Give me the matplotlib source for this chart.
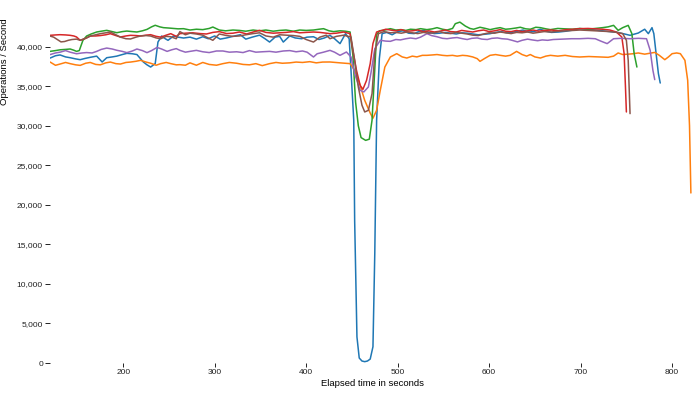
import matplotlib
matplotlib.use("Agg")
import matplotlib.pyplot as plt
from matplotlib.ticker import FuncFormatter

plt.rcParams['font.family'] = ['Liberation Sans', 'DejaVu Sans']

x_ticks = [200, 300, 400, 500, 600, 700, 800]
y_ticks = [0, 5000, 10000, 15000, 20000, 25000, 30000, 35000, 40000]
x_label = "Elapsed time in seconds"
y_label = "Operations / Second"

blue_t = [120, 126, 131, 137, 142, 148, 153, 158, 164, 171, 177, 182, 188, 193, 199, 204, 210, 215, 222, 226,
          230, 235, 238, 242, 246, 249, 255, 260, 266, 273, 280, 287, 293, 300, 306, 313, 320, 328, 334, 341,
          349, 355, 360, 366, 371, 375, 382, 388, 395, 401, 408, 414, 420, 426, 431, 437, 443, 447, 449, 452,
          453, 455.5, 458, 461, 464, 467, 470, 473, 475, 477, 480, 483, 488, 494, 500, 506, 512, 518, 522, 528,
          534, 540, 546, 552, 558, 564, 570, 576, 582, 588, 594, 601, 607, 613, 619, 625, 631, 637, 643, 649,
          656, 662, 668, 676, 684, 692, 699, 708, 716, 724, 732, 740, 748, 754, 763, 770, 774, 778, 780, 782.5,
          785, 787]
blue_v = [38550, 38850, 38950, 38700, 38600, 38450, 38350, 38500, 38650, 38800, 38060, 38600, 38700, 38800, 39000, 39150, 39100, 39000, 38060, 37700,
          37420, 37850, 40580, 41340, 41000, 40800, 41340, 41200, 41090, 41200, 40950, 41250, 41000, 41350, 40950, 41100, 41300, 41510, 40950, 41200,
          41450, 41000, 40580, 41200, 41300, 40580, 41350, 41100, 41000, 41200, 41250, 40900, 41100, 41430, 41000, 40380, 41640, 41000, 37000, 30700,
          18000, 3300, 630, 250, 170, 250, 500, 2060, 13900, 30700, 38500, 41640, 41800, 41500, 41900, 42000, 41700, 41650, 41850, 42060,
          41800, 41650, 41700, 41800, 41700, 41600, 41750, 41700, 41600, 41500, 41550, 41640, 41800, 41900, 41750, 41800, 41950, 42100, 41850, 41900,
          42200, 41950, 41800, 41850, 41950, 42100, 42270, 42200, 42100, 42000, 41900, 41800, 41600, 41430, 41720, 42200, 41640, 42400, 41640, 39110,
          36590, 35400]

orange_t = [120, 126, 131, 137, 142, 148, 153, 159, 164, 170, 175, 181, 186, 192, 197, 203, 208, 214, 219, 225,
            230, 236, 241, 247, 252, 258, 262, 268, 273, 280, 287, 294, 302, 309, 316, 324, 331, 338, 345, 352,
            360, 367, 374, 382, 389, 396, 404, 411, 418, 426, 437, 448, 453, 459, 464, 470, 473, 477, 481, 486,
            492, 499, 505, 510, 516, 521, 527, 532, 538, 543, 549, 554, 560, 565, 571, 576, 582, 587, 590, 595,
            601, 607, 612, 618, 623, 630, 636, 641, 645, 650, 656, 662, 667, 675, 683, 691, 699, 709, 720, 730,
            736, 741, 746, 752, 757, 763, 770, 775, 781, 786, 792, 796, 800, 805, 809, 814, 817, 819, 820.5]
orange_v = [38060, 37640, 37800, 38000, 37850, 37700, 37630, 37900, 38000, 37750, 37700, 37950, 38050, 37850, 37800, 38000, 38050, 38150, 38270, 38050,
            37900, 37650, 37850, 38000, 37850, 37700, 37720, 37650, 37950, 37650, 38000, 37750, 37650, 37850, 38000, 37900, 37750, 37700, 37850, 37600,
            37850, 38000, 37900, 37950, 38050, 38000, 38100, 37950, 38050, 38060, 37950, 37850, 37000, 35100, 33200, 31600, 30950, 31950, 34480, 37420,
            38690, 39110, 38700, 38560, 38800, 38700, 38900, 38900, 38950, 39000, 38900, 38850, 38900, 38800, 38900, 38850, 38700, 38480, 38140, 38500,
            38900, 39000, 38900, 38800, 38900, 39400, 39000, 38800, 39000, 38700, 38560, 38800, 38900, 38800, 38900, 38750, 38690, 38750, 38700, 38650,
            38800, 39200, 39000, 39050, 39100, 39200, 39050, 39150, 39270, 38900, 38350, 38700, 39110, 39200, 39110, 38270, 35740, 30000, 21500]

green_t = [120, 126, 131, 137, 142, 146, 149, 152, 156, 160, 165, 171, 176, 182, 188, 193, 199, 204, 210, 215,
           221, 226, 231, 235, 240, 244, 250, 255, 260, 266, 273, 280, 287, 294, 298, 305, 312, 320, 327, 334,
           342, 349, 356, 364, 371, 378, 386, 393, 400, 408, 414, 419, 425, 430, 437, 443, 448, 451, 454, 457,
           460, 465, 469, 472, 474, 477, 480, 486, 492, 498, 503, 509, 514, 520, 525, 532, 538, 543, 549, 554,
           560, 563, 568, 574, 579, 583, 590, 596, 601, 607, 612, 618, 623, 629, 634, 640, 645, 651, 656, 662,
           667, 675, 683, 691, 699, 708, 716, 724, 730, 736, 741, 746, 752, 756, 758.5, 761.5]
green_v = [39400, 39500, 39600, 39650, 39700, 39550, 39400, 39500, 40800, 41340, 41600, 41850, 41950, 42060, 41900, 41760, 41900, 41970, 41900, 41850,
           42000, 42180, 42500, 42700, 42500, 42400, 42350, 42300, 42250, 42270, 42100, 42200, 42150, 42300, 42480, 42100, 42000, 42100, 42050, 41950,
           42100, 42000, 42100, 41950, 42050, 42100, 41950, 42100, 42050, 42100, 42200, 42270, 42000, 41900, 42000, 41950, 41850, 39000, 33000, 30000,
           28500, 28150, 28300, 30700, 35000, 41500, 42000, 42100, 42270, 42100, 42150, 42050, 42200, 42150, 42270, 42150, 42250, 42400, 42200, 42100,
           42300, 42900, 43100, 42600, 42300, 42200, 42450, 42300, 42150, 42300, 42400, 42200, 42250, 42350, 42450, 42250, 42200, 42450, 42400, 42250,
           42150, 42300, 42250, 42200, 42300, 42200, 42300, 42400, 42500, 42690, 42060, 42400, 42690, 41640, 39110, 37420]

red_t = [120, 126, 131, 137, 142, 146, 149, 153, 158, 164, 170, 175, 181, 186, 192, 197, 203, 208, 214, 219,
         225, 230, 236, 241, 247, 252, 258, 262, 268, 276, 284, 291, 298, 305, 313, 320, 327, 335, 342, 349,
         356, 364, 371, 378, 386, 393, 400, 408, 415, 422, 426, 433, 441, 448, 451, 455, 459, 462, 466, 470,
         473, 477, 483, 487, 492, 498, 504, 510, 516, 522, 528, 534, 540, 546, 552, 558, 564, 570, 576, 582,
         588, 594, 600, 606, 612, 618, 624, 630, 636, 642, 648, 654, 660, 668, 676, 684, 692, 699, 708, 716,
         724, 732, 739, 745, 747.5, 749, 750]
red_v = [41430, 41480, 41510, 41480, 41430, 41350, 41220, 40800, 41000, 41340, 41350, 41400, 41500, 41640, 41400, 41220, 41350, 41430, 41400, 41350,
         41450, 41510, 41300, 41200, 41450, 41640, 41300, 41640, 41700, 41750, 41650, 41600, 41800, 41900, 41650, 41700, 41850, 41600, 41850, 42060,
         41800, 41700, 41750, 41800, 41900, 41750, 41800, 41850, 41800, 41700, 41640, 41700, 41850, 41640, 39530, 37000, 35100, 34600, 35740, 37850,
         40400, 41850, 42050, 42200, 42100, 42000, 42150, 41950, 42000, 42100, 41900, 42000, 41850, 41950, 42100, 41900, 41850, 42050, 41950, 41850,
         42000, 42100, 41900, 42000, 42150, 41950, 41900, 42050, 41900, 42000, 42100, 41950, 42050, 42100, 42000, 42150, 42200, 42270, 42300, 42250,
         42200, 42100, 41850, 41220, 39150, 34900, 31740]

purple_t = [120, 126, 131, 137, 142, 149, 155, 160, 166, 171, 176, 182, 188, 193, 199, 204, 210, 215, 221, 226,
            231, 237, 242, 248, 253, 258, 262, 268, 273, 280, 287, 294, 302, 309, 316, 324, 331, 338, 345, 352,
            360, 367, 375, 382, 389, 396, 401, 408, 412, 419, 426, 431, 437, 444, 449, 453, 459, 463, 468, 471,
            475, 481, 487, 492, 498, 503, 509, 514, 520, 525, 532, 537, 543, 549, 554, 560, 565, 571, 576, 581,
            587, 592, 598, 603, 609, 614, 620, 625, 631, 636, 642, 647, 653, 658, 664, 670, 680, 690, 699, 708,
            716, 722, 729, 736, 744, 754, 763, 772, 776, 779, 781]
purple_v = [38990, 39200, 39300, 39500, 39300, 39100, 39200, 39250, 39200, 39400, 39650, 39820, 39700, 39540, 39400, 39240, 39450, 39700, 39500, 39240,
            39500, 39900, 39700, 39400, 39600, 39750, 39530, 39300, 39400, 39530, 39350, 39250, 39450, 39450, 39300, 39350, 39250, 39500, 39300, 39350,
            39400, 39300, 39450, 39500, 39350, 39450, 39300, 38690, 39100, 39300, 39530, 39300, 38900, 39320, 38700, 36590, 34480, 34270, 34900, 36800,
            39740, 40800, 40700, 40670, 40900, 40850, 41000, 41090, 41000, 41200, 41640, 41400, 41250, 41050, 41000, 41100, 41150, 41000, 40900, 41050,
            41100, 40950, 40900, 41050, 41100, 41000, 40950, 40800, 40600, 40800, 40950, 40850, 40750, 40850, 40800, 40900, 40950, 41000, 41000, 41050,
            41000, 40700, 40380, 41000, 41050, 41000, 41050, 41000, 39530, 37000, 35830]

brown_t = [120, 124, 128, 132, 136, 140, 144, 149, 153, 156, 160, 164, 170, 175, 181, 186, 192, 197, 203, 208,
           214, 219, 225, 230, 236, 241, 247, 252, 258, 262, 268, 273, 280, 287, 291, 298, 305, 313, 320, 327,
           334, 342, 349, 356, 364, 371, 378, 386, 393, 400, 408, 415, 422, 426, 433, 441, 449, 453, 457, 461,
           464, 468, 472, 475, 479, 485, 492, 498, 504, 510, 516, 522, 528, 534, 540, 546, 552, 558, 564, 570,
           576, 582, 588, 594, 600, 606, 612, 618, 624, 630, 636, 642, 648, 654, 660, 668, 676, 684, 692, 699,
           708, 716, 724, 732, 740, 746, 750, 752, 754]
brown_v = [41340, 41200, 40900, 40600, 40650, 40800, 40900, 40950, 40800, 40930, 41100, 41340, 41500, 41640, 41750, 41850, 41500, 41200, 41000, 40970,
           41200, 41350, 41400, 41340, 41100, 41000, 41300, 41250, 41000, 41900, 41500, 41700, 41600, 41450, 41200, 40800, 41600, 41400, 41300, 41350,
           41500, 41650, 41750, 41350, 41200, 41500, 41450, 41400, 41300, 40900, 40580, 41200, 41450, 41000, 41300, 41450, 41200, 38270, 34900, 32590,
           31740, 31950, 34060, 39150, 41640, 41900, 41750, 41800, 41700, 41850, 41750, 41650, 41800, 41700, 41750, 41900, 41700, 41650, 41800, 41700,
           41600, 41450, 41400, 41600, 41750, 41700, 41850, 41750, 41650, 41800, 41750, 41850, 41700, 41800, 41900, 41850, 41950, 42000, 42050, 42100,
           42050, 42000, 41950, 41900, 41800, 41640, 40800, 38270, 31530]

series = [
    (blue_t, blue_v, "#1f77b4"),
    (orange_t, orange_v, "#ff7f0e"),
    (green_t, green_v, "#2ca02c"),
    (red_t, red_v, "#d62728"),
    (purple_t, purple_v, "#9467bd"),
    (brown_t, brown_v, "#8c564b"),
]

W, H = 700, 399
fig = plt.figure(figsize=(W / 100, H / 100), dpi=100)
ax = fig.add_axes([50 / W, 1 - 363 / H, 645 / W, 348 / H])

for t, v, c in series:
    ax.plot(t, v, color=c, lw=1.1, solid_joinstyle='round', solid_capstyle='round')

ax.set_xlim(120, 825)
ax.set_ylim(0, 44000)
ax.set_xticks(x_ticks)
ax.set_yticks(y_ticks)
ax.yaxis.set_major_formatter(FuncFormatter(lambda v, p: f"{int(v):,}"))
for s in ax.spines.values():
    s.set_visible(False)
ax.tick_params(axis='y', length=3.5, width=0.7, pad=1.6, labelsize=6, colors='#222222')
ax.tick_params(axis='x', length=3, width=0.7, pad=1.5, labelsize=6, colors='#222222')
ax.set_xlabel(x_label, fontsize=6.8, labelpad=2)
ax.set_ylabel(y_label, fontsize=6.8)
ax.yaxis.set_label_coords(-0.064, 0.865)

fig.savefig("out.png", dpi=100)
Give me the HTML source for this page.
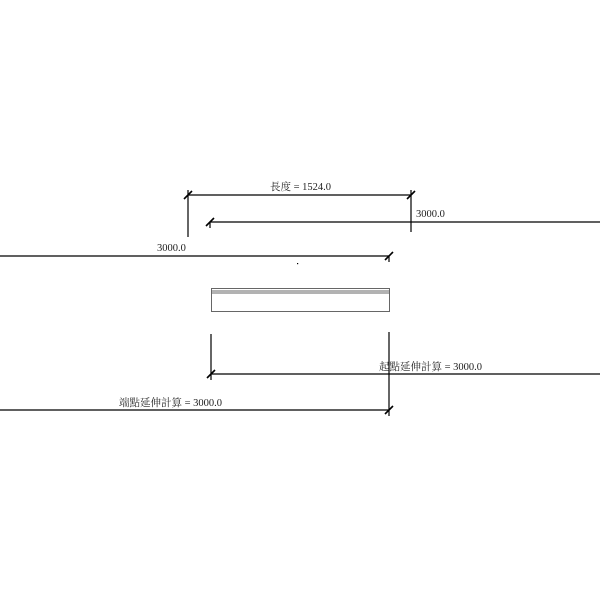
######
Written problem> Search the records for the word "Give", then list every line that has it.

Completed exercise>
Give me the matplotlib source for this chart.
Give me the HTML source for this page.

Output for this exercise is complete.